Ajay Devgn plays Tanhaji with rock-like conviction. This is a man who stands stoic in the face of death
Subedar Tanhaji Malusare is the ultimate mard Maratha – he twirls his moustache and ferociously leads his men into battle even when they are drastically outnumbered. He goes up against Aurangzeb's Rajput general Udaybhan. Uday is a sadist who kills for amusement. In one scene, he screams so loudly that a man topples to his death. It is fitting that the fight between Tanhaji and Uday pivots on a phallic symbol – a canon called Nagin that is pointed at the fortress of Shivaji Maharaj.
Ajay Devgn plays Tanhaji with rock-like conviction. This is a man who stands stoic in the face of death. But Ajay doesn't over-express the valour. Even the fiery speeches are delivered with gravitas. Though there are moments when it feels like the trademark reserve will crack and he will do a 'aata majhi satakli' from Singham. It's a smart choice to cast Kajol as Tanhaji's wife Savitri. She has few scenes but the familiarity between the real-life husband and wife helps to ground their relationship. Sharad Kelkar is impressive as Shivaji Maharaj – he has an innate dignity. I can't imagine any future films on Shivaji Maharaj casting someone else. But the scene stealer is Saif Ali Khan having the time of his life as Udaybhan. Saif plays the exaggerated evil with a cheeky panache. Uday is an elegant psychopath.
The spectacle and staging of war seems inspired by the Baahubali franchise. And the surgical strike sentiment feels like Uri: The Surgical Strike
There are echoes of Sanjay Leela Bhansali in the elaborate lighting scheme and the colour coding of characters. The spectacle and staging of war seems inspired by the Baahubali franchise. And the surgical strike sentiment feels like Uri: The Surgical Strike. You can almost hear Tanhaji asking his troops – How's the josh? Om cleverly combines these elements – the climactic battle is plotted with absolute precision. DoP Keiko Nakahara and editor Dharmendra Sharma create a propulsive, immersive experience. The film's furious nationalism is bolstered by Sandeep Shirodkar's background music. And the costumes by Nachiket Barve and Mahesh Sheria are aesthetic and nicely detailed – especially Udaybhan's more elaborate wardrobe.

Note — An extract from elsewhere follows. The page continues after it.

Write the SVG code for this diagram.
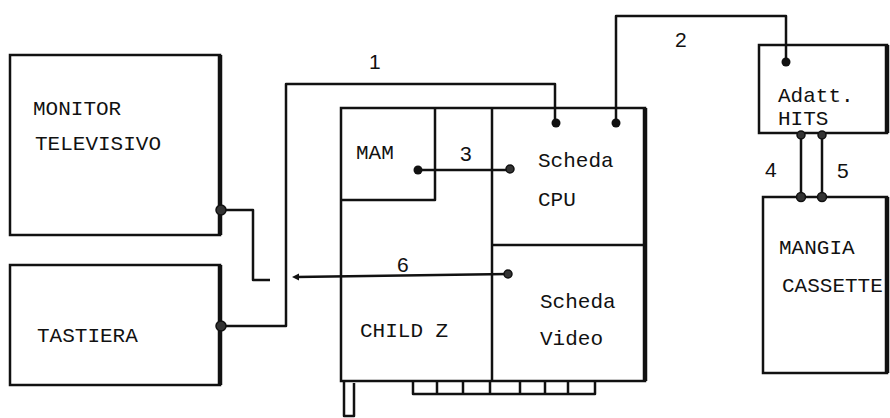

Tanhaji succeeds in pushing your buttons but there is no getting away from its problematic ideology. In one scene, when a Mughal general is killed, Om immediately moves the camera to temple bells ringing loudly as though the gods themselves were applauding. This film is apparently the first in a series that celebrates the unsung heroes of India. I hope the ones that follow offer more inclusivity.